I caught a splake on the second cast but it got off at the bank. O this is going to be a good day I think to myself. About a half hour later lindsay says o o look at that. As she is reeling her bait the fish hits at the bank and gets off. It also spits the hook but I catch a glimpse as it speeds away back to the depth it came from. Only thing I know is it was huge. Maybe the size of a carp. I'm sure lindsay at this point in time is also thinking this is going to be a good day.

Lindsay and I return to get the canoe. We leave makenzie so she can fish. When we return with the canoe Makenzie is reeling in the first fish of the day. It's a splake. The exact fish we are trying to catch. A few photos and it's back in the water.

We all get on the canoe and try and verticle jig. The problem is the wind is too much for our drift sock and we don't have enough weight on our jigs to get down. I knew this was going to be a problem but my stubbornness keeps us in the canoe. I know how hard it was getting the canoe down the bank and It will be very difficult getting it back up without wasting precious minutes of an early morning bite.

I finally gave in to the wind and dreaded what awaited us at the end of the boat ride back to the bank. When we put the canoe in the lake the mudd next to the bank was frozen. I could see it wasn't frozen now. So lugging that 10,000 lb canoe back up the bank was going to be a complete mess. Makenzie was the first one out of the canoe and she was stuck immediately. Lindsay couldn't help to but get in on the action and was also stuck in less than 30 seconds later. Good thing they had mudd boots on. Lindsay helped me unload the canoe. Makenzie kept on being stuck.
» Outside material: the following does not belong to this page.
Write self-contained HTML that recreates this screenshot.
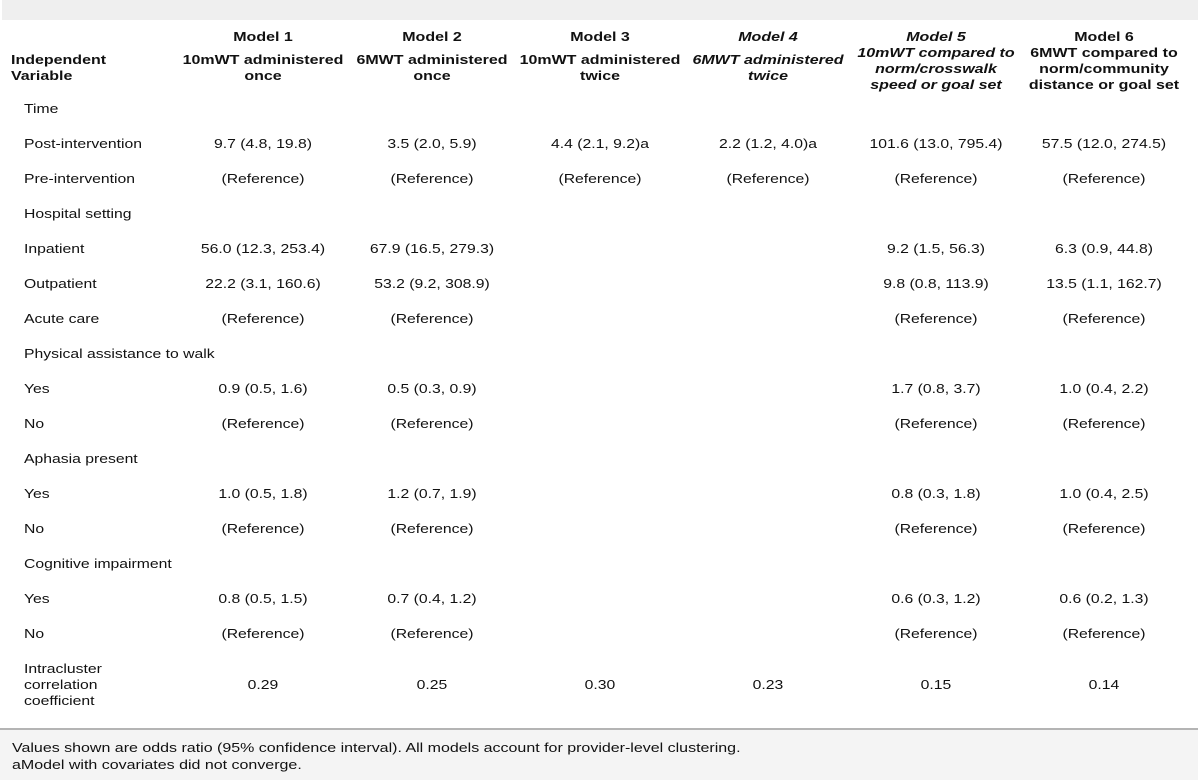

I finally had to say something to Makenzie. This is when the thrashing started. She was throwing herself so hard trying to free herself she fell in the mudd and landed on her back. I couldn't help but laugh. This only aggravated the situation and caused Makenzie to thrash harder. Hard enough to come completely out of her boots. So lindsay went in to save the day. She pick makenzie up and put her back in her boots. Then with lindsays help makenzie was back on dry ground. I wish I had it all on video.
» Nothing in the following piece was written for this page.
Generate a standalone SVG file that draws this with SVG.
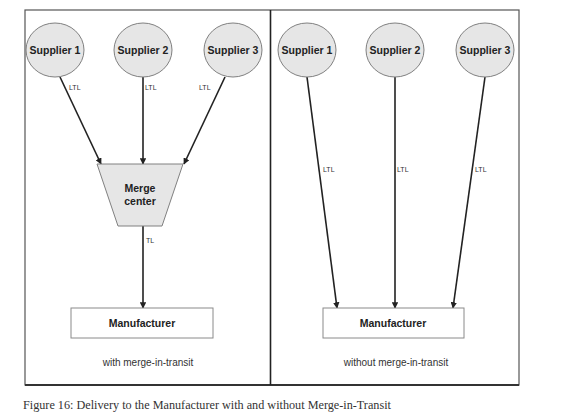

Lindsay and I grabbed the front of the canoe and pulled it out of the mudd. We all three then put the canoe on our shoulders and headed up the bank to the car. We put the canoe on the top of the car and I turned around just in time to see the bait cooler and life rests rolling down the bank and into the water. The wind was pushing them further from the bank. I could see the lid to the bait cooler was open and it not only had the worms, frozen chubs, it also had a couple of fishing lure boxes with 50 bucks in lures still in it. I ran down the bank grabbed my pole and tied a big treble hook and sinker on my line knowing I only had a few seconds to get them before they would be out of reach and I'd have to lug the 10,000 lb canoe back down the bank. On my first cast I some how snagged the cooler. With all my fishing life experiences I new this was more luck then skill but it didn't hurt to have both. A few seconds later and It was on the bank. Two casts later and I had the life vest. To my suprise we hadn't lost anything to the lake.
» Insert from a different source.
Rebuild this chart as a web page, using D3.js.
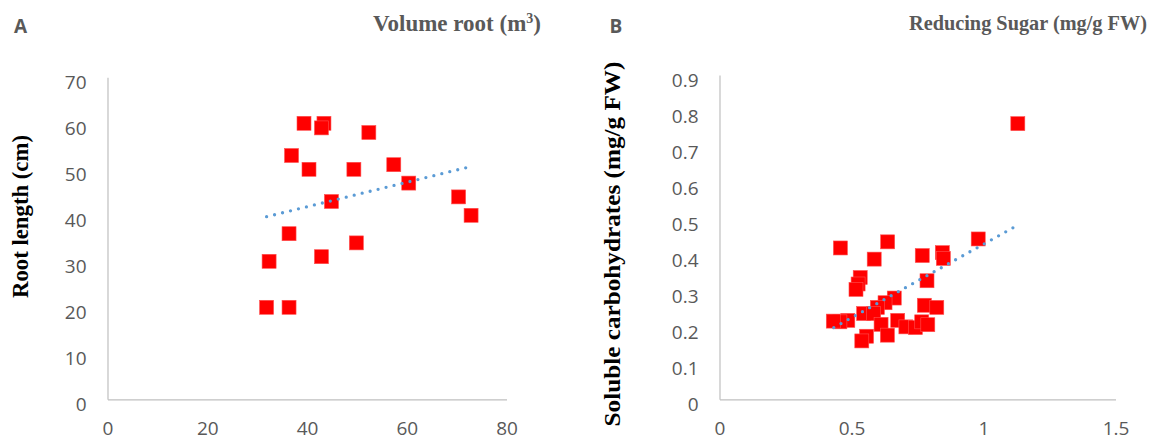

We decided to drive back to town and get some lunch. On our way back we saw elk, deer and turkeys still feeding in the medows. When we got to the gas station we were rewarded with the worst tasting chicken strips I have ever tasted. Should be illegal to serve them that old. As I choked them down with ranch dressing I pondered leaving. However I didn't get up at 3 am and drive nearly 3 hours to the lake to let the lake win. So we headed back. When we got to the lake we all took a 3 hour nap in the car.

It was 4 o'clock and the wind was howling. Canoe was out of the question. I knew the fish were deep maybe 30 feet or more and we only had a few options. So we found a piece of water that was being sheltered from the wind. We cut up some chubs and put them on our hooks. I absolutely hate fishing this way but we were out of options.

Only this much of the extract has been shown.